The Illinois Department of Revenue has posted numerous local sales tax rate changes, to take effect July 1, 2014. Consider this a preview. Specific rates will be revealed at a later date.

home rule:

“Home rule units of local government are authorized to impose a Home Rule sales tax and certain non-home rule units of local government are authorized to impose a Non-home Rule sales tax to be collected by the department.”

Taxes imposed under home rule or non-home rule are applied to “the same general merchandise base as the state sales tax,” excluding titled tangible personal property and a number of other items, such as qualifying food and drugs.

Localities wising to impose a tax rate change must notify the Department of Revenue. The department, in turn, confirms receipt of the rate change documentation, reviews the changes, and approves the changes (or not).

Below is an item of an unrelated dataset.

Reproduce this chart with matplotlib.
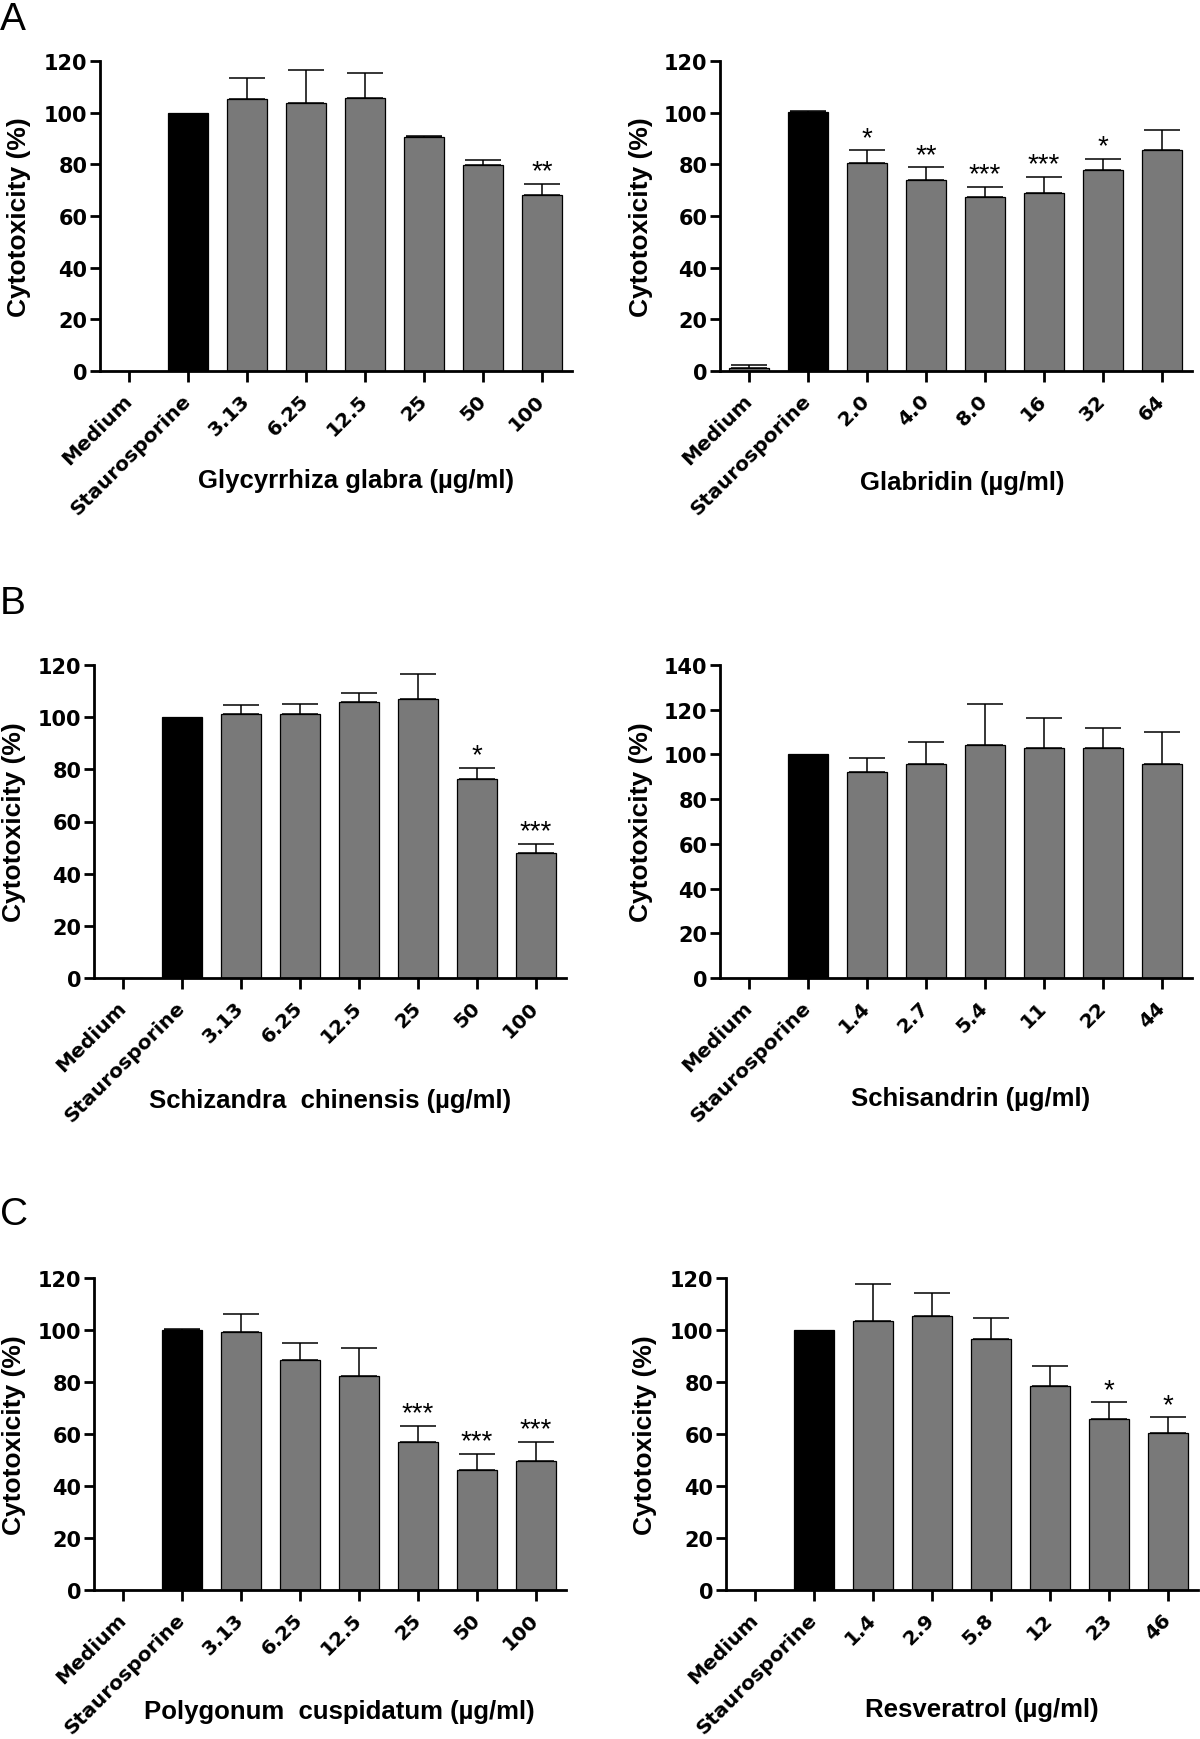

The list below “is strictly to confirm receipt of tax rate change documentation.” As a result, specific rate changes are not listed. The list names local jurisdictions seeking a tax rate change and the type of tax to be changed.

Simplified Municipal Telecommunications Tax

  • Barry
  • New Athens
  • Sparta

Business District Sales Tax

  • Joliet – Route 53 / Laraway Road Business District
  • Evergreen Park – Evergreen Park Place Business District
  • Metropolis – Metropolis Interstate North Business District
  • Roselle – Gary Avenue Business District

Home Rule Municipal Sales Tax

  • Batavia
  • Carbondale
  • Carpentersville
  • Edwardsville
  • Midlothian
  • Sparta

Non-home rule municipal sales tax

Voter approval is required for sales tax changes proposed by the following municipalities:

  • Lebanon
  • Pleasant Plains
  • Stillman Valley

County school facility tax

Voter approval is also required for a proposed county school facility tax in Mason County.

Additional information about home rule and non-home rule sales and use taxes is available on the Illinois Department of Revenue website.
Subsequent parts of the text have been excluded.